:: Request ::
Go through the listing and pick out each line with the word "chart" in it.

:: Information shown ::
== == ==
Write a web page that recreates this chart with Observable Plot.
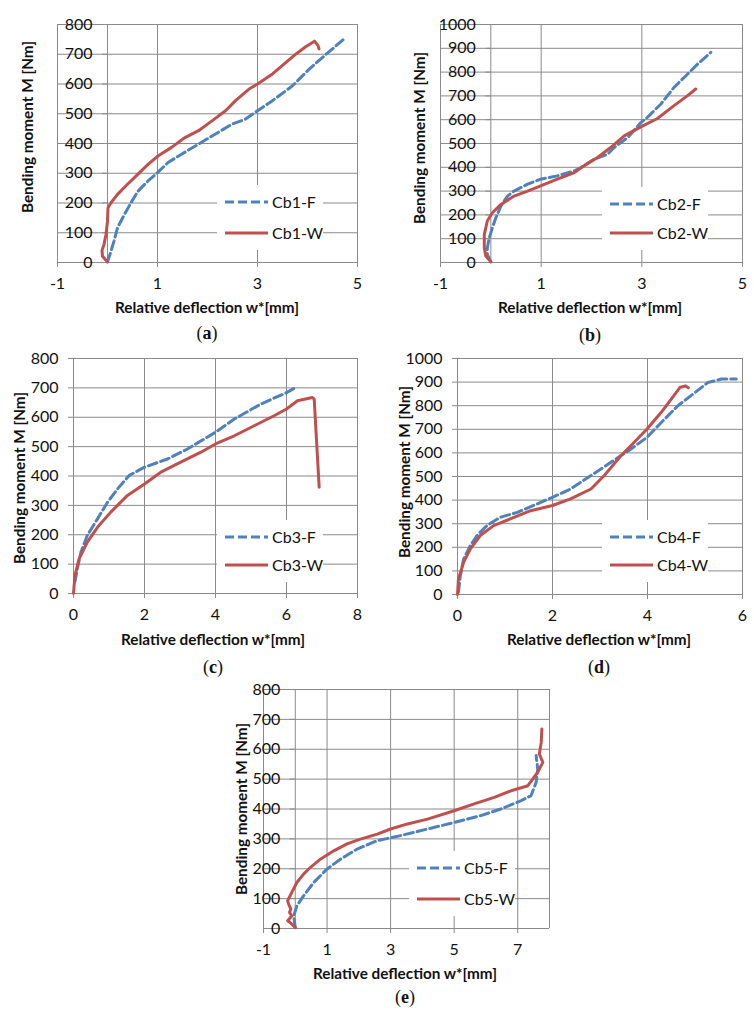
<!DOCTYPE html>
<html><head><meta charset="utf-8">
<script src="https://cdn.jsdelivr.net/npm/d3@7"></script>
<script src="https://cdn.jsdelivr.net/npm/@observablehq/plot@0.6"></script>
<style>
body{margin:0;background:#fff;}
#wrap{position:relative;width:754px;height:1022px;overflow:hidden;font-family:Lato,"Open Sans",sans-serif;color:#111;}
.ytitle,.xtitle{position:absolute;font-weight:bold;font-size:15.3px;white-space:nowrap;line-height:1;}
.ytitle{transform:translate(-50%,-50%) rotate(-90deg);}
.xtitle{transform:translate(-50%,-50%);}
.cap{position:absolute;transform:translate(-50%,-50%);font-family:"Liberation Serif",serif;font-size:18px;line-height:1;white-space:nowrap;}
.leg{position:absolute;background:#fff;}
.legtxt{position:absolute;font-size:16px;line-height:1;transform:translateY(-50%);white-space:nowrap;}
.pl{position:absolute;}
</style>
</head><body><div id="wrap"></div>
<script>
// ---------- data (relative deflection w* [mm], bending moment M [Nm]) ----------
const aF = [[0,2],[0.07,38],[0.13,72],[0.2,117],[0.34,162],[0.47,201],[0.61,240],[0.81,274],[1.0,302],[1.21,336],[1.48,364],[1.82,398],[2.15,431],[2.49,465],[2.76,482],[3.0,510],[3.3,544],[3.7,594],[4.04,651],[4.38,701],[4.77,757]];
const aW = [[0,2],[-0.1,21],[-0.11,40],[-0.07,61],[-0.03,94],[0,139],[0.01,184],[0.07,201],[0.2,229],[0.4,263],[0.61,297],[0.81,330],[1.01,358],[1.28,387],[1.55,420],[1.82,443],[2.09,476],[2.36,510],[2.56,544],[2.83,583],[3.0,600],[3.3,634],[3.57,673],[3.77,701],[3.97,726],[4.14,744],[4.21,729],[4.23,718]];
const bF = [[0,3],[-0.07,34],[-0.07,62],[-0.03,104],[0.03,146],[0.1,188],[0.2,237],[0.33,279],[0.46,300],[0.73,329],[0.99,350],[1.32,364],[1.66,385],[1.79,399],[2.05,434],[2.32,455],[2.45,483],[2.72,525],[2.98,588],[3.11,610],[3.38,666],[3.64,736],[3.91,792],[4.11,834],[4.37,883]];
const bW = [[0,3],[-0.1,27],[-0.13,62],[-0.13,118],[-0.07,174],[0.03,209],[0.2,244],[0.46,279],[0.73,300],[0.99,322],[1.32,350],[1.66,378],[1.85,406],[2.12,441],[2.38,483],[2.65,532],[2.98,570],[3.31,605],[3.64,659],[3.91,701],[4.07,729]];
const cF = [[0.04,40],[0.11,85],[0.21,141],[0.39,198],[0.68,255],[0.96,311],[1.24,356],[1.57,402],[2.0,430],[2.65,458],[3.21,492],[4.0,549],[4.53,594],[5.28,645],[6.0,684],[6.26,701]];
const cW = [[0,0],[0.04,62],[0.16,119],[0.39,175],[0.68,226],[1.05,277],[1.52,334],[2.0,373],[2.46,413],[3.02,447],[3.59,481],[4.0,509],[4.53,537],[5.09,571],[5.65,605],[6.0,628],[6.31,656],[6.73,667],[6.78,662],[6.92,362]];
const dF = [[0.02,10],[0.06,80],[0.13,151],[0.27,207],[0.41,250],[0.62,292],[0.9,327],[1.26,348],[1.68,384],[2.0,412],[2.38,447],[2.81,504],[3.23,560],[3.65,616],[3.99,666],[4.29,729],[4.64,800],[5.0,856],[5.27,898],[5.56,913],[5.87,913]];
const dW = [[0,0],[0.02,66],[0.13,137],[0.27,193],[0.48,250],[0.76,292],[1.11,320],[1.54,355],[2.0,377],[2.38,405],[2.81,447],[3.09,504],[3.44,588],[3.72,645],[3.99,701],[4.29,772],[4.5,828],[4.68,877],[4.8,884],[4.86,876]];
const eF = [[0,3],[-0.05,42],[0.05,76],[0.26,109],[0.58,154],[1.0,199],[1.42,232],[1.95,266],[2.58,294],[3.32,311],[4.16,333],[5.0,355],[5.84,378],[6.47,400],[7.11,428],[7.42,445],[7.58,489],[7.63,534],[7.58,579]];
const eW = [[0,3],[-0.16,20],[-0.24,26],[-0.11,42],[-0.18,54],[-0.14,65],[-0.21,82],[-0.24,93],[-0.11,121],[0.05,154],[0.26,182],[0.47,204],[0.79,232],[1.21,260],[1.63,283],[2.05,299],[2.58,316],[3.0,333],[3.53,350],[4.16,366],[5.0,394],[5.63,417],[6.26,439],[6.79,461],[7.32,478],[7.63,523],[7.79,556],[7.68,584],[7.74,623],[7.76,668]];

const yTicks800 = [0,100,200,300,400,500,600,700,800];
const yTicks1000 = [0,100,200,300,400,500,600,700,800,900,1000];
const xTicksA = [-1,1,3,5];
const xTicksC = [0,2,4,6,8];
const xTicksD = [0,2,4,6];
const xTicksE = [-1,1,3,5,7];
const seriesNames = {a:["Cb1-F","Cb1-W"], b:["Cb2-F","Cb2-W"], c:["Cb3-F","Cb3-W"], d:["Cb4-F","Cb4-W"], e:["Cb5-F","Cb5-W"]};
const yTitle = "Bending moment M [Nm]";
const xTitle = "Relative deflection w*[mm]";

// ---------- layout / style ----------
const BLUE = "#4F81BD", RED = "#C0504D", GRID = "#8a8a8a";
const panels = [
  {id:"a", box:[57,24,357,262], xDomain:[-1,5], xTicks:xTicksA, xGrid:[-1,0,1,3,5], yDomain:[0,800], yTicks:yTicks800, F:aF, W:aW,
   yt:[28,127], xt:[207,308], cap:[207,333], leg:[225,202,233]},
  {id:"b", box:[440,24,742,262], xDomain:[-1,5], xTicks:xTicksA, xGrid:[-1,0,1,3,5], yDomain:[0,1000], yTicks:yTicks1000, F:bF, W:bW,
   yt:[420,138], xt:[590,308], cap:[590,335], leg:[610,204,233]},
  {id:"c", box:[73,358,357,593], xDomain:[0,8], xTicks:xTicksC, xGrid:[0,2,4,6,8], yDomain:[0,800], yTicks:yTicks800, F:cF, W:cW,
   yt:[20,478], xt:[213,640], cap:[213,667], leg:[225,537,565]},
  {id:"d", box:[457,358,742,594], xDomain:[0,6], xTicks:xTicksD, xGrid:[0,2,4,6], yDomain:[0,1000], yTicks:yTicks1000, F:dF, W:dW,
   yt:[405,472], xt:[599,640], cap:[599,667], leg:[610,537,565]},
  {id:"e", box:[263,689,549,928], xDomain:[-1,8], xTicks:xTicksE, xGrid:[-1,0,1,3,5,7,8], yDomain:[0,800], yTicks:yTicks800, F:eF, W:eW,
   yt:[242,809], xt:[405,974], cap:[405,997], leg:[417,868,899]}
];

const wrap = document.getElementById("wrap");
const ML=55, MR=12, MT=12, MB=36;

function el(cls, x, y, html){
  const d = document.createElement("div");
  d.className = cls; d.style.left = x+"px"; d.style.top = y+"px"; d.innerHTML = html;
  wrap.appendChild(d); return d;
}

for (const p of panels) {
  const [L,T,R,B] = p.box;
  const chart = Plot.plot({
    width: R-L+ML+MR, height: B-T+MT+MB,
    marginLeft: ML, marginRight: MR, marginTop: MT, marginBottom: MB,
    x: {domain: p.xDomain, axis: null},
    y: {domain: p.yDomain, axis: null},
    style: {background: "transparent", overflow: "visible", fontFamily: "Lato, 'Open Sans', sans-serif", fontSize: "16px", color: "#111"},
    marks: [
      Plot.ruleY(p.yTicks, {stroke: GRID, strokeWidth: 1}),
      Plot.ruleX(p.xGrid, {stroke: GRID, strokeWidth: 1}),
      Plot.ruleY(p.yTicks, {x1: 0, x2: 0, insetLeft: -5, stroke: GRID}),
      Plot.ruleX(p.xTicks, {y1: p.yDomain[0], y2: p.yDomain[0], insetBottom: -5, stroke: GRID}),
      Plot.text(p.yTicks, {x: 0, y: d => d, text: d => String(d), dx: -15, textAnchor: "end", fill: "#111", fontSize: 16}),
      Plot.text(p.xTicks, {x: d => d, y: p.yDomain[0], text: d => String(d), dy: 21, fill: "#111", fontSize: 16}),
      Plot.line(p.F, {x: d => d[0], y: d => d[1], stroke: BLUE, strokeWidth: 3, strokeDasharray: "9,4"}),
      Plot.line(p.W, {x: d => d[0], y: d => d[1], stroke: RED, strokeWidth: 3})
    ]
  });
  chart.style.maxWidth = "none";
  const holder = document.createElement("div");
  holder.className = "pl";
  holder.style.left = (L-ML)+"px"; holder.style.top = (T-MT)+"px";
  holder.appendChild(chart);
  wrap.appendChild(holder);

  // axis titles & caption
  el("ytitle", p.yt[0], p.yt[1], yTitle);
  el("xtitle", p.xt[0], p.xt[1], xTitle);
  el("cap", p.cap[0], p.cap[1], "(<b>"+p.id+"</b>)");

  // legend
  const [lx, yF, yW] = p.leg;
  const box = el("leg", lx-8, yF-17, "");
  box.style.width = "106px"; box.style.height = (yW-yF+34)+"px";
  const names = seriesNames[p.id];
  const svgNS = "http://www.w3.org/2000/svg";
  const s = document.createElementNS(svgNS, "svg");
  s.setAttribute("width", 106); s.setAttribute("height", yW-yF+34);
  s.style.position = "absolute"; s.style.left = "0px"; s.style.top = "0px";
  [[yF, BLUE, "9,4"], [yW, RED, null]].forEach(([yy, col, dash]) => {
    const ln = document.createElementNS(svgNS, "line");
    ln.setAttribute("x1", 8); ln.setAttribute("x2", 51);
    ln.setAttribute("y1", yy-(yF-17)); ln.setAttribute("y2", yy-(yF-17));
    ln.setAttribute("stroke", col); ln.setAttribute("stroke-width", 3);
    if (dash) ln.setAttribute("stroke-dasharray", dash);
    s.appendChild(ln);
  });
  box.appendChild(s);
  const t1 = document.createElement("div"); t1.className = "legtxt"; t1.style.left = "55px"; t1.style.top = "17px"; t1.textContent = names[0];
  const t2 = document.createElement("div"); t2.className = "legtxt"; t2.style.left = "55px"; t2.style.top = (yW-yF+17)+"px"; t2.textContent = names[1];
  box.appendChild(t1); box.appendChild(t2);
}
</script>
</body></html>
== == ==
:: Solution to this problem ::
Write a web page that recreates this chart with Observable Plot.
  const chart = Plot.plot({
  chart.style.maxWidth = "none";
  holder.appendChild(chart);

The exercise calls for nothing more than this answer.